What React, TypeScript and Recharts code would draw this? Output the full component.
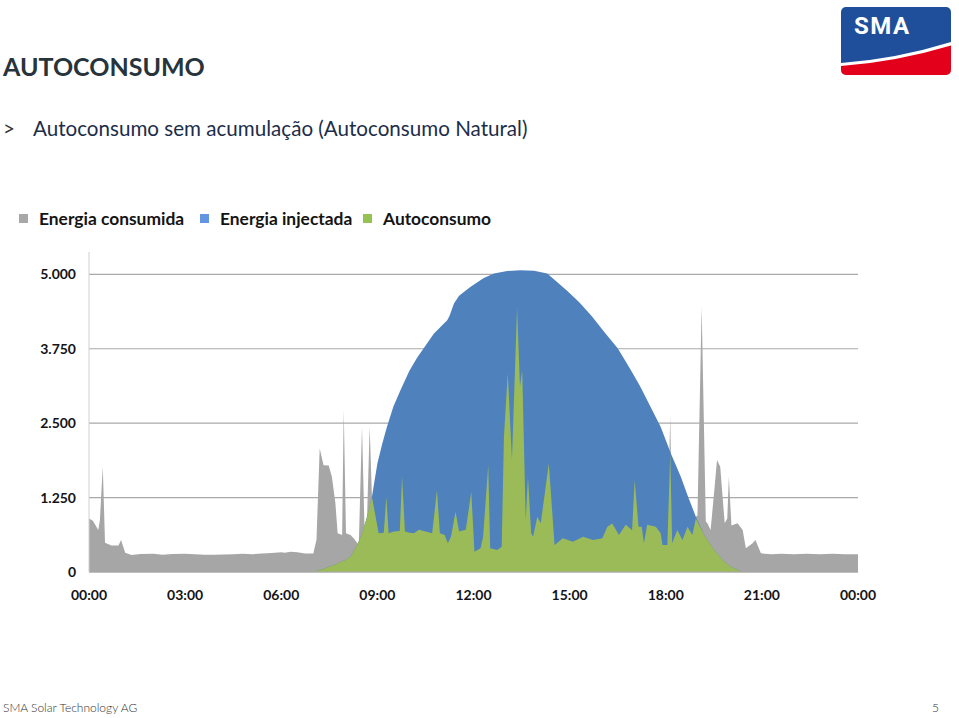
import { AreaChart, Area, XAxis, YAxis, CartesianGrid, Legend } from "recharts";

// consumo antes do sol (W)
const madrugadaHoras = [
  0, 0.12, 0.29, 0.34, 0.43, 0.5, 0.7, 0.92, 1.0, 1.13, 1.33, 1.6, 2.0, 2.3, 2.6, 3.0, 3.3, 3.6, 3.9, 4.2,
  4.5, 4.8, 5.1, 5.4, 5.7, 6.0, 6.1, 6.3, 6.5, 6.75, 7.0, 7.1, 7.2, 7.32, 7.48, 7.58, 7.69, 7.76, 7.9,
  7.95, 8.02, 8.16, 8.26, 8.42, 8.52, 8.6, 8.68, 8.76, 8.83,
];
const madrugadaW = [
  900, 860, 705, 870, 1767, 492, 447, 447, 537, 324, 285, 302, 305, 290, 302, 305, 298, 290, 290, 295,
  300, 305, 300, 310, 320, 330, 324, 340, 330, 310, 310, 540, 2075, 1795, 1790, 1600, 1153, 650, 620,
  2730, 650, 620, 565, 453, 2440, 700, 950, 2440, 1264,
];

// consumo durante o dia (todo coberto pela produção)
const diaHoras = [
  9.04, 9.2, 9.28, 9.35, 9.51, 9.7, 9.77, 9.86, 10.0, 10.14, 10.3, 10.5, 10.71, 10.86, 10.95, 11.1, 11.2,
  11.3, 11.44, 11.55, 11.76, 11.93, 12.03, 12.22, 12.3, 12.46, 12.52, 12.74, 12.88, 12.95, 13.07, 13.2,
  13.36, 13.45, 13.52, 13.63, 13.7, 13.8, 13.86, 13.99, 14.1, 14.35, 14.53, 14.79, 15.1, 15.42, 15.73,
  16.02, 16.18, 16.33, 16.54, 16.75, 16.95, 17.03, 17.15, 17.25, 17.32, 17.42, 17.69, 17.84, 17.9, 18.05,
];
const diaW = [
  650, 660, 1264, 650, 680, 690, 1600, 680, 660, 650, 710, 680, 650, 1376, 650, 620, 481,
  600, 1012, 680, 710, 1348, 341, 397, 592, 1795, 397, 369, 425, 2270, 3334, 1880,
  4452, 3110, 3390, 873, 1600, 650, 593, 928, 820, 1823, 453, 565, 510, 593, 537,
  565, 760, 816, 620, 793, 700, 1544, 760, 760, 481, 793, 760, 650, 453, 453,
];

// consumo ao fim do dia
const noiteHoras = [
  18.14, 18.2, 18.36, 18.52, 18.68, 18.83, 18.94, 18.99, 19.12, 19.25, 19.3, 19.4, 19.52, 19.6, 19.7,
  19.84, 19.92, 19.97, 20.05, 20.24, 20.4, 20.5, 20.7, 20.8, 20.97, 21.3, 21.6, 22.0, 22.4, 22.8, 23.2,
  23.6, 24.0,
];
const noiteW = [
  2635, 481, 705, 537, 760, 620, 930, 950, 4450, 850, 817, 705, 1400, 1880, 1766,
  817, 900, 1600, 780, 817, 705, 397, 480, 537, 313, 300, 305, 298, 305, 300, 305,
  300, 300,
];

// produção fotovoltaica (W)
const producaoHoras = [
  7.0, 7.3, 7.64, 8.0, 8.16, 8.37, 8.52, 8.68, 8.83, 9.0, 9.15, 9.3, 9.5, 9.72, 10.0, 10.24, 10.5, 10.76,
  11.0, 11.18, 11.25, 11.39, 11.55, 11.9, 12.32, 12.64, 13.05, 13.47, 13.89, 14.3, 14.5, 14.93, 15.3,
  15.7, 16.1, 16.5, 16.9, 17.2, 17.5, 17.84, 18.16, 18.47, 18.7, 18.94, 19.2, 19.51, 19.8, 20.03, 20.4,
];
const producaoW = [
  0, 50, 117, 200, 257, 453, 650, 928, 1264, 1823, 2150, 2438, 2780, 3054, 3380, 3600, 3800, 4000,
  4130, 4229, 4300, 4508, 4640, 4788, 4940, 5012, 5057, 5068, 5060, 5012, 4920, 4720, 4530,
  4290, 4020, 3760, 3400, 3120, 2800, 2440, 1990, 1600, 1260, 928, 620, 369, 190, 89, 0,
];

// autoconsumo: subida da manhã e descida da tarde
const subidaHoras = [7.0, 7.3, 7.64, 8.0, 8.16, 8.37, 8.52, 8.68, 8.83];
const subidaW = [0, 50, 117, 200, 257, 453, 650, 928, 1264];
const descidaHoras = [18.14, 18.2, 18.36, 18.52, 18.68, 18.83, 18.94, 19.2, 19.51, 19.8, 20.03, 20.4];
const descidaW = [1990, 481, 705, 537, 760, 620, 900, 620, 369, 190, 89, 0];

const series = ["Energia consumida", "Energia injectada", "Autoconsumo"];
const horasTicks = [0, 3, 6, 9, 12, 15, 18, 21, 24];
const wattsTicks = [0, 1250, 2500, 3750, 5000];

const pontos = (horas: number[], valores: number[]) =>
  horas.map((hora, i) => ({ hora, w: valores[i] }));

const consumoData = [
  ...pontos(madrugadaHoras, madrugadaW),
  ...pontos(diaHoras, diaW),
  ...pontos(noiteHoras, noiteW),
];
const injectadaData = pontos(producaoHoras, producaoW);
const autoconsumoData = [
  ...pontos(subidaHoras, subidaW),
  ...pontos(diaHoras, diaW),
  ...pontos(descidaHoras, descidaW),
];

const FONT = "Lato, 'Open Sans', sans-serif";
const CINZA = "#a6a6a6";
const AZUL = "#4f81bd";
const VERDE = "#9bbb59";
const marcadores: Record<string, string> = {
  "Energia consumida": "#a8a8a8",
  "Energia injectada": "#6295e2",
  Autoconsumo: "#95c253",
};
const largurasLegenda = [181, 163, 140];

function formatWatts(v: number) {
  return String(v).replace(/\B(?=(\d{3})+(?!\d))/g, ".");
}

function formatHora(h: number) {
  return `${String(h % 24).padStart(2, "0")}:00`;
}

function Legenda({ payload }: { payload?: Array<{ value: string }> }) {
  const itens = [...(payload ?? [])].sort(
    (a, b) => series.indexOf(a.value) - series.indexOf(b.value)
  );
  return (
    <div
      style={{
        display: "flex",
        height: 46,
        paddingTop: 3,
        boxSizing: "border-box",
        fontFamily: FONT,
        fontWeight: 700,
        fontSize: 17.4,
        color: "#141414",
      }}
    >
      {itens.map((p, i) => (
        <div
          key={p.value}
          style={{ display: "flex", alignItems: "center", height: 18, width: largurasLegenda[i] }}
        >
          <span
            style={{ width: 9, height: 9, marginRight: 11, background: marcadores[p.value] }}
          />
          <span style={{ whiteSpace: "nowrap" }}>{p.value}</span>
        </div>
      ))}
    </div>
  );
}

function LogoSMA() {
  return (
    <svg width={110} height={68} style={{ position: "absolute", left: 841, top: 7 }}>
      <defs>
        <clipPath id="logoClip">
          <rect width={110} height={68} rx={5} />
        </clipPath>
      </defs>
      <g clipPath="url(#logoClip)">
        <rect width={110} height={68} fill="#1f4f9b" />
        <path d="M0 56 Q55 52 110 35 L110 68 L0 68 Z" fill="#ffffff" />
        <path d="M0 59 Q55 55 110 38.5 L110 68 L0 68 Z" fill="#e2001a" />
      </g>
      <text
        x={13}
        y={27}
        fill="#ffffff"
        fontFamily="Roboto, sans-serif"
        fontWeight={700}
        fontSize={24}
        letterSpacing={1.5}
      >
        SMA
      </text>
    </svg>
  );
}

export default function App() {
  return (
    <div
      style={{
        position: "absolute",
        left: 0,
        top: 0,
        width: 959,
        height: 718,
        background: "#fff",
        overflow: "hidden",
        fontFamily: FONT,
      }}
    >
      <div
        style={{
          position: "absolute",
          left: 3,
          top: 54,
          fontSize: 25,
          lineHeight: "25px",
          fontWeight: 700,
          color: "#27343b",
          whiteSpace: "nowrap",
        }}
      >
        AUTOCONSUMO
      </div>
      <div
        style={{
          position: "absolute",
          left: 3,
          top: 118,
          fontSize: 20.6,
          lineHeight: "21px",
          color: "#1c2d4a",
          whiteSpace: "nowrap",
        }}
      >
        <span style={{ display: "inline-block", width: 30, color: "#333" }}>&gt;</span>
        Autoconsumo sem acumulação (Autoconsumo Natural)
      </div>

      <LogoSMA />

      <div style={{ position: "absolute", left: 0, top: 200 }}>
        <AreaChart width={959} height={420} margin={{ top: 6, right: 101, bottom: 18, left: 19 }}>
          <CartesianGrid
            horizontal
            vertical={false}
            horizontalValues={wattsTicks}
            stroke="#a9a9a9"
            strokeWidth={1.2}
          />
          <XAxis
            type="number"
            dataKey="hora"
            domain={[0, 24]}
            ticks={horasTicks}
            tickFormatter={formatHora}
            allowDuplicatedCategory={false}
            axisLine={{ stroke: "#a9a9a9" }}
            tickLine={false}
            tickMargin={12}
            tick={{ fontFamily: FONT, fontSize: 14, fontWeight: 700, fill: "#141414" }}
          />
          <YAxis
            type="number"
            domain={[0, 5375]}
            ticks={wattsTicks}
            tickFormatter={formatWatts}
            width={70}
            axisLine={{ stroke: "#d0d0d0" }}
            tickLine={false}
            tickMargin={7}
            tick={{ fontFamily: FONT, fontSize: 14, fontWeight: 700, fill: "#141414" }}
          />
          <Legend verticalAlign="top" align="left" content={<Legenda />} />
          <Area
            name="Energia consumida"
            data={consumoData}
            dataKey="w"
            type="linear"
            stroke="none"
            fill={CINZA}
            fillOpacity={1}
            isAnimationActive={false}
          />
          <Area
            name="Energia injectada"
            data={injectadaData}
            dataKey="w"
            type="linear"
            stroke="none"
            fill={AZUL}
            fillOpacity={1}
            isAnimationActive={false}
          />
          <Area
            name="Autoconsumo"
            data={autoconsumoData}
            dataKey="w"
            type="linear"
            stroke="none"
            fill={VERDE}
            fillOpacity={1}
            isAnimationActive={false}
          />
        </AreaChart>
      </div>

      <div
        style={{
          position: "absolute",
          left: 3,
          top: 702,
          fontSize: 12,
          lineHeight: "12px",
          fontWeight: 300,
          color: "#333",
          whiteSpace: "nowrap",
        }}
      >
        SMA Solar Technology AG
      </div>
      <div
        style={{
          position: "absolute",
          left: 932,
          top: 702,
          fontSize: 12,
          lineHeight: "12px",
          fontWeight: 300,
          color: "#333",
        }}
      >
        5
      </div>
    </div>
  );
}
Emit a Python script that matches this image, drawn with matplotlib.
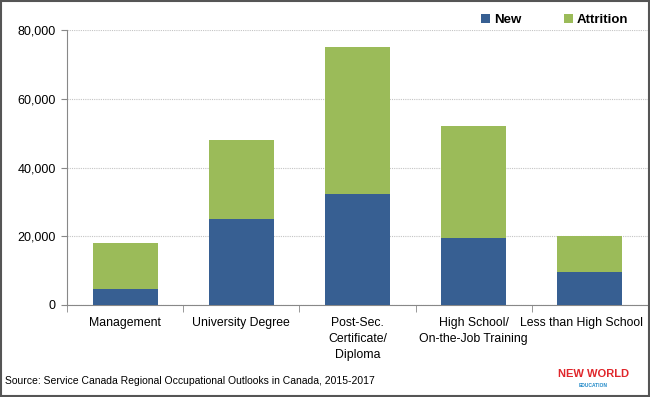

● ● ● ● ● ● ●

Problem statement: Say the number of lines in the listing that hold "this", with no added words.

Answer: 2